Many of your Lordships, including the noble Lords, Lord Blackwell and Lord Maclennan of Rogart, mentioned the charter of fundamental rights. The United Kingdom's position has always been—we are not alone in this—that the charter, although welcome as a political declaration, was not drafted in a form suitable for incorporation in the treaties. That remains the case. The charter is not clear about what citizens may expect or from whom they may expect it. Such ambiguity and uncertainty is unsatisfactory for the law. The charter was not intended to change the competences of the Union. We must ensure that an incorporated charter is faithful to that.

However, we need not be afraid to look at ideas of how to give the charter some legal status. The challenge has been to find ways to give our citizens legal security and to give them certainty in relation to the charter's ambiguous or conflicting text. The working group came forward with some amendments to the so-called horizontal articles in the charter, plus the prospect of satisfactory official legal explanations to accompany it. That was endorsed by the plenary. It makes sense to decide how the charter might be recognised in the constitutional theory after work on the commentary has been completed.
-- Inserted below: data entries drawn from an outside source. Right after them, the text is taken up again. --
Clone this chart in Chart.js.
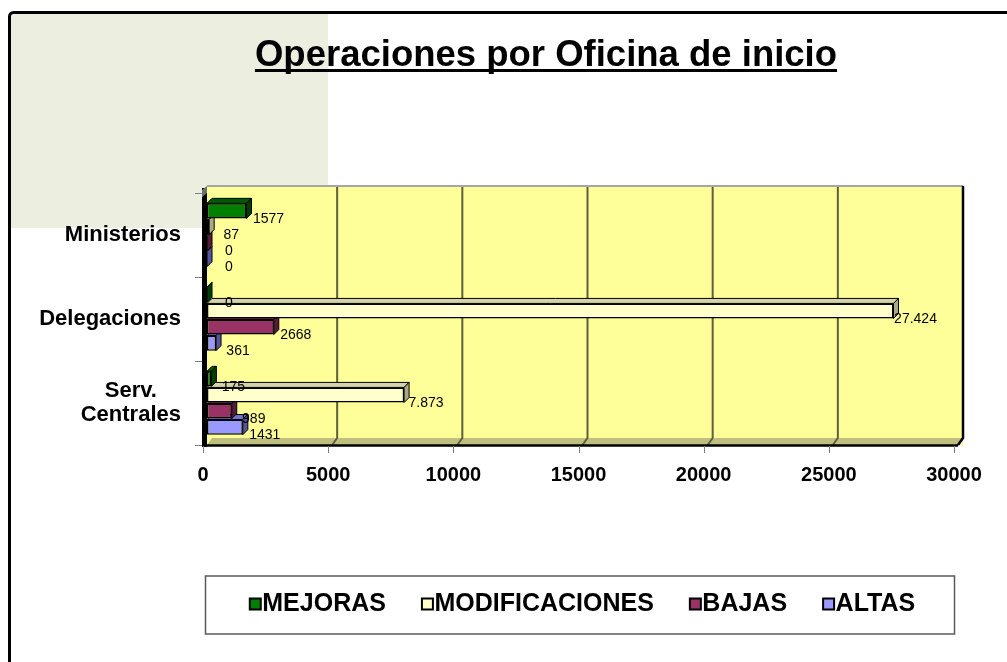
<!DOCTYPE html>
<html><head><meta charset="utf-8">
<script src="https://cdn.jsdelivr.net/npm/chart.js@4.4.1/dist/chart.umd.min.js"></script>
<style>html,body{margin:0;padding:0;background:#fff;overflow:hidden}#wrap{width:1007px;height:662px;position:relative}</style>
</head><body><div id="wrap"><canvas id="c" width="1007" height="662"></canvas></div>
<script>
// ---- data ----
const categories = ['Ministerios', 'Delegaciones', ['Serv.', 'Centrales']];
const seriesNames = ['MEJORAS', 'MODIFICACIONES', 'BAJAS', 'ALTAS'];
const mejoras = [1577, 0, 175];
const modificaciones = [87, 27424, 7873];
const bajas = [0, 2668, 989];
const altas = [0, 361, 1431];
const xTickValues = [0, 5000, 10000, 15000, 20000, 25000, 30000];
const titleText = 'Operaciones por Oficina de inicio';

// ---- styles ----
const fillColors = ['#008000', '#FFFFCC', '#993366', '#9999FF'];
const topColors = ['#005A00', '#D4D4A8', '#742650', '#7373C8'];
const sideColors = ['#003F00', '#A9A985', '#561B3A', '#5555A0'];
const groupedSeries = [false, true, false, false];
const FONT = '"Liberation Sans", Arial, sans-serif';
const D = 5;          // bar depth
const WX = 5, WY = 7; // wall depth

function fmt(v, grouped) {
  const s = String(v);
  return grouped ? s.replace(/\B(?=(\d{3})+(?!\d))/g, '.') : s;
}

const seriesValues = [mejoras, modificaciones, bajas, altas];

const decor = {
  id: 'decor',
  beforeDraw(chart) {
    const ctx = chart.ctx;
    ctx.save();
    ctx.fillStyle = '#fff';
    ctx.fillRect(0, 0, chart.width, chart.height);
    ctx.fillStyle = '#ECEFDF';
    ctx.fillRect(11, 14, 317, 214);
    ctx.lineWidth = 3;
    ctx.strokeStyle = '#000';
    ctx.beginPath();
    if (ctx.roundRect) ctx.roundRect(9.5, 12.5, 1200, 900, 4); else ctx.rect(9.5, 12.5, 1200, 900);
    ctx.stroke();
    // title
    ctx.font = 'bold 36.5px ' + FONT;
    ctx.textAlign = 'center';
    ctx.textBaseline = 'alphabetic';
    ctx.fillStyle = '#000';
    ctx.fillText(titleText, 546, 66);
    const w = ctx.measureText(titleText).width;
    ctx.fillRect(546 - w / 2, 69, w, 3);
    ctx.restore();
  },
  beforeDatasetsDraw(chart) {
    const ctx = chart.ctx, a = chart.chartArea, xs = chart.scales.x, ys = chart.scales.y;
    ctx.save();
    // back wall
    ctx.fillStyle = '#FFFF99';
    ctx.fillRect(a.left, a.top - WY, a.right + WX - a.left, a.bottom - a.top + WY);
    // floor
    ctx.fillStyle = '#BEBE7E';
    ctx.beginPath();
    ctx.moveTo(a.left, a.bottom);
    ctx.lineTo(a.left + WX, a.bottom - WY);
    ctx.lineTo(a.right + WX, a.bottom - WY);
    ctx.lineTo(a.right, a.bottom);
    ctx.closePath();
    ctx.fill();
    // grid lines
    ctx.strokeStyle = '#5E5E40';
    ctx.lineWidth = 2;
    xTickValues.forEach(v => {
      if (v === xTickValues[0] || v === xTickValues[xTickValues.length - 1]) return;
      const px = xs.getPixelForValue(v);
      ctx.beginPath();
      ctx.moveTo(px + WX, a.top - WY);
      ctx.lineTo(px + WX, a.bottom - WY);
      ctx.lineTo(px, a.bottom);
      ctx.stroke();
    });
    // top edge
    ctx.strokeStyle = '#A6A6A6';
    ctx.lineWidth = 2;
    ctx.beginPath();
    ctx.moveTo(a.left, a.top - WY);
    ctx.lineTo(a.right + WX, a.top - WY);
    ctx.stroke();
    // right edge
    ctx.strokeStyle = '#000';
    ctx.lineWidth = 2.5;
    ctx.beginPath();
    ctx.moveTo(a.right + WX, a.top - WY);
    ctx.lineTo(a.right + WX, a.bottom - WY);
    ctx.lineTo(a.right, a.bottom);
    ctx.stroke();
    // front bottom edge
    ctx.beginPath();
    ctx.moveTo(a.left - 4, a.bottom + 0.5);
    ctx.lineTo(a.right, a.bottom + 0.5);
    ctx.stroke();
    // left wall
    ctx.fillStyle = '#000';
    ctx.fillRect(a.left - 5, a.top - WY + 2, 5, a.bottom - a.top + WY);
    ctx.fillStyle = '#6E6E6E';
    ctx.beginPath();
    ctx.moveTo(a.left - 5, a.top - WY + 4);
    ctx.lineTo(a.left, a.top - WY);
    ctx.lineTo(a.left, a.top);
    ctx.lineTo(a.left - 5, a.top + 4);
    ctx.closePath();
    ctx.fill();
    // y category boundary ticks
    ctx.strokeStyle = '#808080';
    ctx.lineWidth = 1;
    const n = categories.length;
    for (let i = 0; i <= n; i++) {
      const py = a.top + (a.bottom - a.top) * i / n;
      ctx.beginPath();
      ctx.moveTo(a.left - 12, Math.round(py) + 0.5);
      ctx.lineTo(a.left - 5, Math.round(py) + 0.5);
      ctx.stroke();
    }
    // x ticks below the floor
    xTickValues.forEach(v => {
      const px = Math.round(xs.getPixelForValue(v) - 4) + 0.5;
      ctx.beginPath();
      ctx.moveTo(px, a.bottom + 1);
      ctx.lineTo(px, a.bottom + 8);
      ctx.stroke();
    });
    // category labels: block right-aligned, lines centred inside the block
    ctx.font = 'bold 22px ' + FONT;
    ctx.fillStyle = '#000';
    ctx.textAlign = 'center';
    ctx.textBaseline = 'middle';
    const lh = 24;
    categories.forEach((lab, i) => {
      const lines = Array.isArray(lab) ? lab : [lab];
      const bw = Math.max(...lines.map(t => ctx.measureText(t).width));
      const cx = a.left - 26 - bw / 2;
      const cy = ys.getPixelForTick(i);
      lines.forEach((t, k) => {
        ctx.fillText(t, cx, cy + (k - (lines.length - 1) / 2) * lh);
      });
    });
    ctx.restore();
  },
  beforeDatasetDraw(chart, args) {
    const ctx = chart.ctx, i = args.index;
    const meta = chart.getDatasetMeta(i);
    ctx.save();
    ctx.strokeStyle = '#000';
    ctx.lineWidth = 1;
    meta.data.forEach(el => {
      const p = el.getProps(['x', 'y', 'base', 'height'], true);
      const top = p.y - p.height / 2, bottom = p.y + p.height / 2;
      ctx.fillStyle = topColors[i];
      ctx.beginPath();
      ctx.moveTo(p.base, top);
      ctx.lineTo(p.base + D, top - D);
      ctx.lineTo(p.x + D, top - D);
      ctx.lineTo(p.x, top);
      ctx.closePath();
      ctx.fill(); ctx.stroke();
      ctx.fillStyle = sideColors[i];
      ctx.beginPath();
      ctx.moveTo(p.x, top);
      ctx.lineTo(p.x + D, top - D);
      ctx.lineTo(p.x + D, bottom - D);
      ctx.lineTo(p.x, bottom);
      ctx.closePath();
      ctx.fill(); ctx.stroke();
    });
    ctx.restore();
  },
  afterDatasetsDraw(chart) {
    const ctx = chart.ctx;
    ctx.save();
    ctx.font = '14px ' + FONT;
    ctx.fillStyle = '#000';
    ctx.textAlign = 'center';
    ctx.textBaseline = 'middle';
    chart.data.datasets.forEach((ds, i) => {
      chart.getDatasetMeta(i).data.forEach((el, j) => {
        const p = el.getProps(['x', 'y'], true);
        ctx.fillText(fmt(ds.data[j], groupedSeries[i]), p.x + 22, p.y + 8);
      });
    });
    ctx.restore();
  },
  afterDraw(chart) {
    const ctx = chart.ctx, a = chart.chartArea, lg = chart.legend;
    if (!lg || !lg.legendHitBoxes.length) return;
    const hb = lg.legendHitBoxes;
    ctx.save();
    hb.forEach((h, i) => {
      const sy = h.top + h.height / 2 - 6;
      ctx.fillStyle = fillColors[i];
      ctx.fillRect(h.left, sy, 11, 11);
      ctx.strokeStyle = '#000';
      ctx.lineWidth = 2;
      ctx.strokeRect(h.left, sy, 11, 11);
    });
    const t = Math.min(...hb.map(h => h.top)), b = Math.max(...hb.map(h => h.top + h.height));
    ctx.strokeStyle = '#5A5A5A';
    ctx.lineWidth = 1.5;
    ctx.strokeRect(a.left - 1.5, t - 16, a.right - a.left - 2, (b - t) + 33);
    ctx.restore();
  }
};

const datasets = seriesNames.map((name, i) => ({
  label: name,
  data: seriesValues[i],
  backgroundColor: fillColors[i],
  borderColor: '#000',
  borderWidth: 1.5,
  borderSkipped: false,
  categoryPercentage: 0.765,
  barPercentage: 0.94
}));

new Chart(document.getElementById('c'), {
  type: 'bar',
  data: { labels: categories, datasets },
  options: {
    indexAxis: 'y',
    responsive: false,
    animation: false,
    devicePixelRatio: 1,
    layout: { padding: { top: 193, right: 49, bottom: 35, left: 0 } },
    scales: {
      x: {
        min: 0, max: 30000,
        afterBuildTicks(s) { s.ticks = xTickValues.map(v => ({ value: v })); },
        afterFit(s) { s.height = 111; },
        grid: { display: false, drawTicks: false },
        border: { display: false },
        ticks: {
          font: { family: FONT, size: 20, weight: 'bold' },
          color: '#000',
          padding: 18,
          labelOffset: -4,
          maxRotation: 0,
          autoSkip: false,
          callback: v => String(v)
        }
      },
      y: {
        afterFit(s) { s.width = 207; },
        grid: { display: false, drawTicks: false },
        border: { display: false },
        ticks: { display: false }
      }
    },
    plugins: {
      title: { display: false },
      tooltip: { enabled: false },
      legend: {
        position: 'bottom',
        fullSize: false,
        labels: {
          font: { family: FONT, size: 25, weight: 'bold' },
          color: '#000',
          boxWidth: 0,
          boxHeight: 11,
          padding: 36,
          generateLabels(chart) {
            return chart.data.datasets.map((ds, i) => ({
              text: ds.label, fillStyle: 'rgba(0,0,0,0)', strokeStyle: 'rgba(0,0,0,0)',
              lineWidth: 0, datasetIndex: i, hidden: false
            }));
          }
        }
      }
    }
  },
  plugins: [decor]
});
</script></body></html>
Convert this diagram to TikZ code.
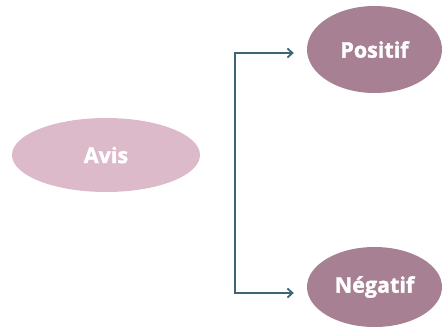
\documentclass[tikz,border=0pt]{standalone}
\usepackage{fontspec}
\setmainfont{Open Sans}[BoldFeatures={FakeBold=1.6}]
\usetikzlibrary{shapes.geometric,arrows.meta}
\definecolor{softpink}{HTML}{DDBACA}
\definecolor{mauve}{HTML}{A88093}
\definecolor{slate}{HTML}{3F6377}
\tikzset{
  bubble/.style={ellipse, inner sep=0pt, text=white,
    font=\fontsize{21.5}{24}\selectfont\bfseries},
  tip/.tip={Straight Barb[length=5pt,width=9pt,line width=1.8pt]},
  link/.style={draw=slate, line width=2.2pt, tip-tip},
}
\begin{document}
\begin{tikzpicture}[x=1pt,y=-1pt]
  \useasboundingbox (0,0) rectangle (444,329);
  \node[bubble, fill=softpink, minimum width=188pt, minimum height=74pt] (avis) at (106,155) {Avis};
  \node[bubble, fill=mauve, minimum width=135pt, minimum height=87pt] (pos) at (374.5,49.5) {Positif};
  \node[bubble, fill=mauve, minimum width=135pt, minimum height=80pt] (neg) at (374.5,287) {\raisebox{-3pt}{Négatif}};
  \coordinate (top) at (235,53);
  \coordinate (bot) at (235,293);
  \draw[link, shorten <=13pt, shorten >=13pt]
    (top -| pos.west) -- (top) -- (bot) -- (bot -| neg.west);
\end{tikzpicture}
\end{document}
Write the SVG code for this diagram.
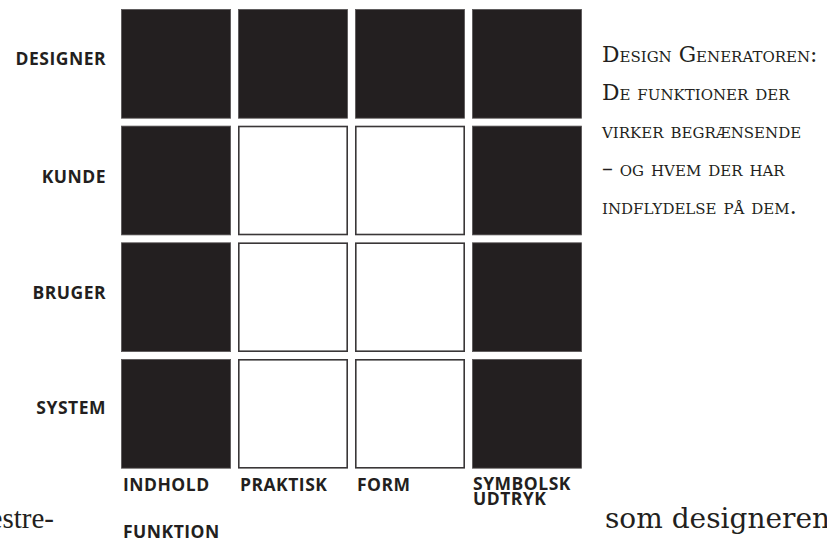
<svg xmlns="http://www.w3.org/2000/svg" width="827" height="542" viewBox="0 0 827 542">
<style>
.blk{fill:#231f20;stroke:#5a5758;stroke-width:0.8}
.wht{fill:#ffffff;stroke:#3a3738;stroke-width:1.6}
.lbl{font-family:"Open Sans","Noto Sans",sans-serif;font-weight:700;font-size:17.5px;letter-spacing:0.5px;fill:#231f20}
.row{text-anchor:end}
.note{font-family:"DejaVu Serif","Liberation Serif",serif;font-size:21.8px;font-variant:small-caps;fill:#231f20}
.body{font-family:"DejaVu Serif","Liberation Serif",serif;font-size:28px;fill:#231f20}
.bodyl{font-family:"Liberation Serif","DejaVu Serif",serif;font-size:29px;fill:#231f20}
</style>
<rect width="827" height="542" fill="#ffffff"/>
<g id="grid">
<g id="r0c0"><rect class="blk" x="121.4" y="9.4" width="109.2" height="108.8"/></g>
<g id="r0c1"><rect class="blk" x="238.4" y="9.4" width="109.2" height="108.8"/></g>
<g id="r0c2"><rect class="blk" x="355.4" y="9.4" width="109.2" height="108.8"/></g>
<g id="r0c3"><rect class="blk" x="472.4" y="9.4" width="109.2" height="108.8"/></g>
<g id="r1c0"><rect class="blk" x="121.4" y="126.1" width="109.2" height="108.8"/></g>
<g id="r1c1"><rect class="wht" x="238.8" y="126.5" width="108.4" height="108"/></g>
<g id="r1c2"><rect class="wht" x="355.8" y="126.5" width="108.4" height="108"/></g>
<g id="r1c3"><rect class="blk" x="472.4" y="126.1" width="109.2" height="108.8"/></g>
<g id="r2c0"><rect class="blk" x="121.4" y="242.8" width="109.2" height="108.8"/></g>
<g id="r2c1"><rect class="wht" x="238.8" y="243.2" width="108.4" height="108"/></g>
<g id="r2c2"><rect class="wht" x="355.8" y="243.2" width="108.4" height="108"/></g>
<g id="r2c3"><rect class="blk" x="472.4" y="242.8" width="109.2" height="108.8"/></g>
<g id="r3c0"><rect class="blk" x="121.4" y="359.4" width="109.2" height="108.8"/></g>
<g id="r3c1"><rect class="wht" x="238.8" y="359.8" width="108.4" height="108"/></g>
<g id="r3c2"><rect class="wht" x="355.8" y="359.8" width="108.4" height="108"/></g>
<g id="r3c3"><rect class="blk" x="472.4" y="359.4" width="109.2" height="108.8"/></g>
</g>
<g id="connectors"/>
<g id="row-labels">
<text class="lbl row" x="106" y="65">DESIGNER</text>
<text class="lbl row" x="106" y="182.5">KUNDE</text>
<text class="lbl row" x="106" y="298.5">BRUGER</text>
<text class="lbl row" x="106" y="413.5">SYSTEM</text>
</g>
<g id="column-labels">
<text class="lbl" x="123" y="491">INDHOLD</text>
<text class="lbl" x="240" y="491">PRAKTISK</text>
<text class="lbl" x="357" y="491">FORM</text>
<text class="lbl" x="473" y="490">SYMBOLSK</text>
<text class="lbl" x="473" y="505">UDTRYK</text>
<text class="lbl" x="123" y="538">FUNKTION</text>
</g>
<g id="caption">
<text class="note" x="602" y="62">Design Generatoren:</text>
<text class="note" x="602" y="100">De funktioner der</text>
<text class="note" x="602" y="138">virker begrænsende</text>
<text class="note" x="602" y="176">– og hvem der har</text>
<text class="note" x="602" y="214">indflydelse på dem.</text>
</g>
<g id="body-text">
<text class="bodyl" x="54" y="528" text-anchor="end">estre-</text>
<text class="body" x="605" y="528">som designeren</text>
</g>
</svg>
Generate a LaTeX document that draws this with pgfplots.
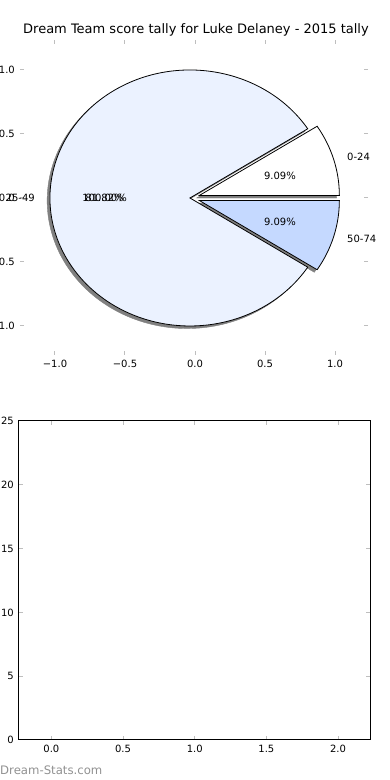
\documentclass[border=0pt]{standalone}
\usepackage{fontspec}
\setmainfont{DejaVu Sans}
\usepackage{pgfplots}
\usepackage{pgfplotstable}
\pgfplotsset{compat=1.18}
\definecolor{sliceA}{RGB}{255,255,255}
\definecolor{sliceB}{RGB}{235,242,255}
\definecolor{sliceC}{RGB}{197,217,255}
\definecolor{shadowgray}{RGB}{128,128,128}
\definecolor{tickgray}{RGB}{190,190,190}
\definecolor{wmgray}{RGB}{145,145,145}
\pgfplotstableread{
label count explode
0-24  1 0.07
25-49 9 0.0
50-74 1 0.07
}\pietable
% angles from the counts
\pgfplotstablegetelem{0}{count}\of\pietable \let\cA\pgfplotsretval
\pgfplotstablegetelem{1}{count}\of\pietable \let\cB\pgfplotsretval
\pgfplotstablegetelem{2}{count}\of\pietable \let\cC\pgfplotsretval
\pgfmathsetmacro{\tot}{\cA+\cB+\cC}
\pgfmathsetmacro{\aA}{360*\cA/\tot}
\pgfmathsetmacro{\aB}{\aA+360*\cB/\tot}
\def\cx{-0.036}
\newcommand{\wedgepath}[6]{% cx, cy, start, end, explode, style
  \pgfmathsetmacro{\mid}{(#3+#4)/2}%
  \pgfmathsetmacro{\ox}{#1+#5*cos(\mid)}%
  \pgfmathsetmacro{\oy}{#2+#5*sin(\mid)}%
  \pgfmathsetmacro{\sx}{\ox+cos(#3)}%
  \pgfmathsetmacro{\sy}{\oy+sin(#3)}%
  \edef\tmp{\noexpand\path[#6] (axis cs:\ox,\oy) -- (axis cs:\sx,\sy) arc[start angle=#3, end angle=#4, x radius=140bp, y radius=128bp] -- cycle;}%
  \tmp}
\begin{document}
\fontsize{10bp}{12bp}\selectfont
\begin{tikzpicture}
\useasboundingbox (0,0) rectangle (390bp,780bp);
\pgfplotsset{every axis/.append style={
  font=\fontsize{10bp}{12bp}\selectfont,
  /pgf/number format/assume math mode=true,
  major tick length=4bp, tick align=inside,
  major tick style={tickgray, line width=1bp},
  xticklabel style={inner sep=0pt, anchor=north, yshift=-5bp},
  yticklabel style={inner sep=0pt, anchor=east, xshift=-5bp},
}}
% ---------- pie axis ----------
\begin{axis}[
  at={(20bp,425bp)}, anchor=south west,
  scale only axis, x=140bp, y=128bp,
  xmin=-1.25, xmax=1.236, ymin=-1.2266, ymax=1.234,
  axis line style={draw=none},
  xtick={-1,-0.5,0,0.5,1}, ytick={-1,-0.5,0,0.5,1},
  xticklabels={−1.0,−0.5,0.0,0.5,1.0},
  yticklabels={−1.0,−0.5,0.0,0.5,1.0},
  clip=false,
]
% shadows
\wedgepath{\cx-0.02}{-0.02}{0}{\aA}{0.07}{fill=shadowgray, draw=shadowgray}
\wedgepath{\cx-0.02}{-0.02}{\aA}{\aB}{0}{fill=shadowgray, draw=shadowgray}
\wedgepath{\cx-0.02}{-0.02}{\aB}{360}{0.07}{fill=shadowgray, draw=shadowgray}
% wedges
\wedgepath{\cx}{0}{\aA}{\aB}{0}{fill=sliceB, draw=black, line width=0.8bp}
\wedgepath{\cx}{0}{0}{\aA}{0.07}{fill=sliceA, draw=black, line width=0.8bp}
\wedgepath{\cx}{0}{\aB}{360}{0.07}{fill=sliceC, draw=black, line width=0.8bp}
% labels
\node[anchor=west, inner sep=0pt] at (axis cs:1.086,0.32) {0-24};
\node[anchor=west, inner sep=0pt] at (axis cs:1.086,-0.32) {50-74};
\node[inner sep=0pt] at (axis cs:0.607,0.174) {9.09\%};
\node[inner sep=0pt] at (axis cs:0.607,-0.185) {9.09\%};
\node[anchor=east, inner sep=0pt] at (axis cs:-1.143,0) {25-49};
\node[inner sep=0pt] at (axis cs:-0.646,0) {81.82\%};
\node[inner sep=0pt] at (axis cs:-0.646,0) {100.00\%};
\end{axis}
% ---------- empty bar axis ----------
\begin{axis}[
  at={(19bp,40bp)}, anchor=south west,
  scale only axis, width=351bp, height=319bp,
  xmin=-0.226, xmax=2.223, ymin=0, ymax=25,
  axis line style={black, line width=1bp},
  xtick={0,0.5,1,1.5,2}, xticklabels={0.0,0.5,1.0,1.5,2.0},
  ytick={0,5,10,15,20,25}, yticklabels={0,5,10,15,20,25},
]
\addplot[draw=none] coordinates {(0,0)};
\end{axis}
\node at (196bp,750bp) {\fontsize{13bp}{15bp}\selectfont Dream Team score tally for Luke Delaney - 2015 tally};
\node[anchor=west, inner sep=0pt, text=wmgray] at (0bp,10bp) {\fontsize{11.7bp}{14bp}\selectfont Dream-Stats.com};
\end{tikzpicture}
\end{document}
My noble friend Lord Grenfell concentrated on the role of national parliaments. Indeed, many of your Lordships were very concerned on those points; notably, the noble and learned Lord, Lord Howe of Aberavon, and the noble Lords, Lord Shaw of Northstead and Lord Wallace of Saltaire. I remind noble Lords that at the moment national parliaments have no formal role in the EU. Given the abundance of knowledge that is present certainly in this House, that is clearly a flaw in the system. I am pleased, therefore, that the convention has recognised that national parliaments should be more involved in EU business. I welcome the wide endorsement of the UK's proposal to introduce an early-warning mechanism which would see national parliaments enforcing action being taken at an appropriate level.

I was rather sorry that the noble Lord, Lord Stoddart of Swindon, did not discuss this matter because I know how much he has concentrated on it in the past. Perhaps he did not believe that the new mechanism amounted to very much. I can imagine that, given his position, maybe he did not. But I would disagree if that is the basis of his not having made any mention of the matter. It is important because the Laeken declaration draws attention to the need for national parliaments to play a greater role in EU affairs.